As the slaughter in Syria has intensified, the Obama administration and European and Arab powers have stepped up efforts to bolster the National Coalition of Syrian Revolutionary and Opposition Forces, an amalgam of moderate groups divided by ideology and personal rivalries.

Secretary of State John Kerry, attending a conference in Turkey of the coalition and its 11 main foreign supporters, announced Sunday a doubling of non-lethal U.S. assistance to the group to $123 million. Some of that assistance reportedly will be supplies of night-vision equipment, armored vehicles, body armor and radios to the group’s military wing.

The NATO alliance also has deployed missile-defense batteries in neighboring Turkey to dissuade Assad from attacking Syrian rebel bases and refugee camps there.

Obama, however, has rejected calls for the United States to join Saudi Arabia and Qatar in sending arms to the Syrian rebels because of concerns that they could end up in the hands of the Nusra Front and other Islamists who could use them against Israel, the U.S.-backed government of neighboring Jordan or U.S. targets.

U.S. officials also are concerned that sending in more weapons could just intensify the bloodletting between the regime controlled by Assad’s minority Alawite sect, an offshoot of Shiite Islam, and the opposition dominated by Syria’s majority Sunni Muslims.

The administration has said that the United States is closely monitoring Syria’s chemical weapons stocks, which are said to include the deadly nerve agents sarin, VX, as well as mustard gas. There also are undisclosed contingency plans for preventing those stocks from falling into the hands of Islamist groups, the administration has said.

Cordesman, however, warned that sending U.S. special forces into Syria to destroy the regime’s chemical weapons stocks before they could be stolen or used in major attacks is too risky and would likely end in disaster. “It’s a great movie, but that’s where it ends,” he said.

U.S. airstrikes could destroy the stocks – if they haven’t been dispersed to hidden locations – but they wouldn’t end the country’s bloody civil war, which the United Nations estimates already has claimed at least 90,000 lives, forced more than 950,000 Syrians to flee the country and left millions living in devastated cities and towns, Cordesman added.

The White House disclosure of the U.S. intelligence assessments brought renewed calls from Sen.
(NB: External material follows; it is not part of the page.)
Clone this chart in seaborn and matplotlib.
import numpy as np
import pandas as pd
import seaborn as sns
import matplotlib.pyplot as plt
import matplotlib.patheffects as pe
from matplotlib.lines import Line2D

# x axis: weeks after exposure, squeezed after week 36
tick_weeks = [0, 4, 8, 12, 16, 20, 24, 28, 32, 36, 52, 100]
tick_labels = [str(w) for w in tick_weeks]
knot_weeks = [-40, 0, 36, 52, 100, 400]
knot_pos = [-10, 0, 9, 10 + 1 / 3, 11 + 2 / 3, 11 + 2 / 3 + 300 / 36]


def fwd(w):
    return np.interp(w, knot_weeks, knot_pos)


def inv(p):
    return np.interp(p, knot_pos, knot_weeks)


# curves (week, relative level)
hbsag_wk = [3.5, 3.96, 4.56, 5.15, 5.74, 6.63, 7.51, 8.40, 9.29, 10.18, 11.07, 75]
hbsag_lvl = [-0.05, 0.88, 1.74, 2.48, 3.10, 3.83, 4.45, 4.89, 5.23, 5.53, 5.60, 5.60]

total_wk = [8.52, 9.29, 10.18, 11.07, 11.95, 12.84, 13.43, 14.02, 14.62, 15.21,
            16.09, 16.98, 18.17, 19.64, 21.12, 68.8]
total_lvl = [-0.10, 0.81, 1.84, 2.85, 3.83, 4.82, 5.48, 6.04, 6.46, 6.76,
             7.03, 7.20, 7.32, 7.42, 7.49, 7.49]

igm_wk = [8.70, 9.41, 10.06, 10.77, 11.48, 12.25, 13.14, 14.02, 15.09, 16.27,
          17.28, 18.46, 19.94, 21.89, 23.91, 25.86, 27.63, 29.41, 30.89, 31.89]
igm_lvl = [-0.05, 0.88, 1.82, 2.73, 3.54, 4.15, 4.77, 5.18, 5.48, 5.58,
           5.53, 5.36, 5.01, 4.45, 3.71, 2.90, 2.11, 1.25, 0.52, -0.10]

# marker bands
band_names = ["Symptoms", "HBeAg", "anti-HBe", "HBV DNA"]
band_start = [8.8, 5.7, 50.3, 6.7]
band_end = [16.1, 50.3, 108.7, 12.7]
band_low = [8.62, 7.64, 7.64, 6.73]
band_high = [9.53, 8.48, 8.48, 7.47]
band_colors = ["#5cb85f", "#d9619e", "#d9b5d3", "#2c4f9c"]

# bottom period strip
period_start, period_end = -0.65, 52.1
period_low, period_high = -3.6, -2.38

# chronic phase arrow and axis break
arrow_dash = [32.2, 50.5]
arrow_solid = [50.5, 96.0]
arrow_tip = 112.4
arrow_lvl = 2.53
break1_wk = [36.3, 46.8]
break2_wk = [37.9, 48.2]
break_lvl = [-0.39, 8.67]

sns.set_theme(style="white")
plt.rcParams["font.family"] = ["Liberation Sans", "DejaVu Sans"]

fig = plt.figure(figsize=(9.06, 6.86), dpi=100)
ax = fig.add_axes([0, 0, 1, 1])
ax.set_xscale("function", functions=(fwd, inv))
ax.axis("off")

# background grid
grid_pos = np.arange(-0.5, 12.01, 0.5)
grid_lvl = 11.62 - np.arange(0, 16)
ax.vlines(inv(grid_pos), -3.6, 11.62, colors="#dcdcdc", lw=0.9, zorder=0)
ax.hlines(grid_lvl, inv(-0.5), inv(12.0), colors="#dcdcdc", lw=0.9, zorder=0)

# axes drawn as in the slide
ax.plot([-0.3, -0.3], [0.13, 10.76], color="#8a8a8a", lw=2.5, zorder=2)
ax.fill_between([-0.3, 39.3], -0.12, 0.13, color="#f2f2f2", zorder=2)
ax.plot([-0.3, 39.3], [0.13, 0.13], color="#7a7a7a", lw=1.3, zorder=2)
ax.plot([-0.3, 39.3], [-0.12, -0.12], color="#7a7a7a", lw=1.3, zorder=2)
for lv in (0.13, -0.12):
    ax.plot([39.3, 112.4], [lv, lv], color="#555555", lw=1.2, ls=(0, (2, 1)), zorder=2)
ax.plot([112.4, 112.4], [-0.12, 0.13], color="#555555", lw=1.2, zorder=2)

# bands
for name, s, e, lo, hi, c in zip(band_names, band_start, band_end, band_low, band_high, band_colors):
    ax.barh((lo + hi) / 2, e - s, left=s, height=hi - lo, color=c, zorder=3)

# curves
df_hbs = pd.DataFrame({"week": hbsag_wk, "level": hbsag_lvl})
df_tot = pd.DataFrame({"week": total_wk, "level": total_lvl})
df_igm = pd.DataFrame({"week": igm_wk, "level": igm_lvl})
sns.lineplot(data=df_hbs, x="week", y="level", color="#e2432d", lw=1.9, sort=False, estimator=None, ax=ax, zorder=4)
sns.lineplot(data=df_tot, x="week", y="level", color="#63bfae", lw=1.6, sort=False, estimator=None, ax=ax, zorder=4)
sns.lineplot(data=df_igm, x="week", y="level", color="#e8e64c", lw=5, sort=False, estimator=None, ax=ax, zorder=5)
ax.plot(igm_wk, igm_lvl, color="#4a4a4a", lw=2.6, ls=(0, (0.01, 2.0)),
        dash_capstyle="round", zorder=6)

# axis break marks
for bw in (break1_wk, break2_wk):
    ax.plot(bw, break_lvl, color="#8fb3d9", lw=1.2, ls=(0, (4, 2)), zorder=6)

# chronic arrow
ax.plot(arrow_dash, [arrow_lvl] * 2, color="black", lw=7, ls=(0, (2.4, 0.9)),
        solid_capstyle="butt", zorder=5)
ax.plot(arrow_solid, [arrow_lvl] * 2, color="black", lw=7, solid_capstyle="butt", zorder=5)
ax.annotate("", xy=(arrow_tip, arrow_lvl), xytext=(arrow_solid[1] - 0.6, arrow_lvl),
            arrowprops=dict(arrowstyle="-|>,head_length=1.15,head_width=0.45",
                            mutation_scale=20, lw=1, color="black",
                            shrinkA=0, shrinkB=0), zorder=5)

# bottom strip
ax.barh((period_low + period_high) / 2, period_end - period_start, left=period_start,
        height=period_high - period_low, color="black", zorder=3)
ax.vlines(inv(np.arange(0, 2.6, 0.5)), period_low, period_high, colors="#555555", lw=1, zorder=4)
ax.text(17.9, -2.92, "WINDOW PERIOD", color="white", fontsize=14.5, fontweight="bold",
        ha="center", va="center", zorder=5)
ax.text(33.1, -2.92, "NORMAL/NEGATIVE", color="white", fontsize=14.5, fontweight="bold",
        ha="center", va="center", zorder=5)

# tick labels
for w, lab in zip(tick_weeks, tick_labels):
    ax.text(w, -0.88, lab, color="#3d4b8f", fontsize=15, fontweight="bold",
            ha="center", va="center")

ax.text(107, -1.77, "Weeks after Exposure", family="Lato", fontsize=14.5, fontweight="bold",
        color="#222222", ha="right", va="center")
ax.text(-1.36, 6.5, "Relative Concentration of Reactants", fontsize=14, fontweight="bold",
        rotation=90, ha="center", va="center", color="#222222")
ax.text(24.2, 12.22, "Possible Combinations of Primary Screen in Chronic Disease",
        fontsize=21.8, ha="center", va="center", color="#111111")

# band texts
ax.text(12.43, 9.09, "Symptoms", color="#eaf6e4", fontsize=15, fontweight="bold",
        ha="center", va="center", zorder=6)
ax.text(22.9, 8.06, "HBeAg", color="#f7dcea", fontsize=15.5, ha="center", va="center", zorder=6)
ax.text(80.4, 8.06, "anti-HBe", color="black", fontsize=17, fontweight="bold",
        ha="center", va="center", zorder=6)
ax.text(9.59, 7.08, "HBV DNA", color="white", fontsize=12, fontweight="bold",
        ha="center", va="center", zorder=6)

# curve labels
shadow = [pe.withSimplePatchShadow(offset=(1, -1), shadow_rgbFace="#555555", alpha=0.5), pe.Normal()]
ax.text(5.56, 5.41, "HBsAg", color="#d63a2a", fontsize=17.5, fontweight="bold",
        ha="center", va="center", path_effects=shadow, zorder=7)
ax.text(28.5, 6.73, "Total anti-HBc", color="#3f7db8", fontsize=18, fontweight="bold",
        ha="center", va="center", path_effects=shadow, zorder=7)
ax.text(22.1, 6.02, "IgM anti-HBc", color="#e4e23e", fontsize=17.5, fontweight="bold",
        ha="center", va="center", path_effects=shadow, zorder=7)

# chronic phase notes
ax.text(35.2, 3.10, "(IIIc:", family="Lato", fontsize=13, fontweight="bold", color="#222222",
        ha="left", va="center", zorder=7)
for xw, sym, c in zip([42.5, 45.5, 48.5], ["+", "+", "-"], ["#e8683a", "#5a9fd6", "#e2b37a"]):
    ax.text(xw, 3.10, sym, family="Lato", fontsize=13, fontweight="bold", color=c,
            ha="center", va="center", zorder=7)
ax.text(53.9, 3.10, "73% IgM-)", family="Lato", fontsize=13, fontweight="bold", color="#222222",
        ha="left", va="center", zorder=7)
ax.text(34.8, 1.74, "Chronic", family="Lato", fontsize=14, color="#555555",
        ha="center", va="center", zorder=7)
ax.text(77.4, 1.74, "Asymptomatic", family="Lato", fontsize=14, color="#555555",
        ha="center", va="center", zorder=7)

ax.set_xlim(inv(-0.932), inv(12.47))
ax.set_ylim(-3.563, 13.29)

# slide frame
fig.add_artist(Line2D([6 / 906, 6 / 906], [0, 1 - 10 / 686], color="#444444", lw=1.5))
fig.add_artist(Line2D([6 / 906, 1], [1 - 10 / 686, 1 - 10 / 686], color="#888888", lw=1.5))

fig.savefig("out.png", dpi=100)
John McCain, R-Ariz., and others for the administration to steer arms supplies to moderate opposition groups.

Arms intended for moderate forces, however, already have ended up in the hands of Islamist fighters.

McCain and others also have advocated the establishment over rebel-controlled areas along the border with Turkey of a no-fly zone in which opposition groups could forge a government-in-exile, conduct military training and establish bases.

Obama, however, rejected that option long ago because Russia and China would veto any U.N. Security Council resolution authorizing such a zone.

Moreover, the United States and its allies would have to conduct a lengthy, intense and risky air campaign to knock out Syria’s extensive air defense system.

Randa Slim, an expert with the Middle East Institute, said that Obama will have to take some kind of action or risk large-scale regime chemical attacks on opposition enclaves that Assad’s forces appear to be carving out around Damascus, the city of Homs and the border with Lebanon.

If it is eventually confirmed that Assad’s forces did stage small-scale chemical strikes, she explained, they wouldn’t have been for military purposes but intended to test “Obama’s resolve” to enforce warnings to Assad that the United States would act if Assad used chemical weapons.

If Obama doesn’t “do something now,” she said, “we will see Assad upping the ante and using CW (chemical warfare) on a larger scale.”

One option, she said, could be U.S. airstrikes on the barracks of the regime forces that used the chemical weapons.

But she agreed that Obama’s choices are “between bad and worse.”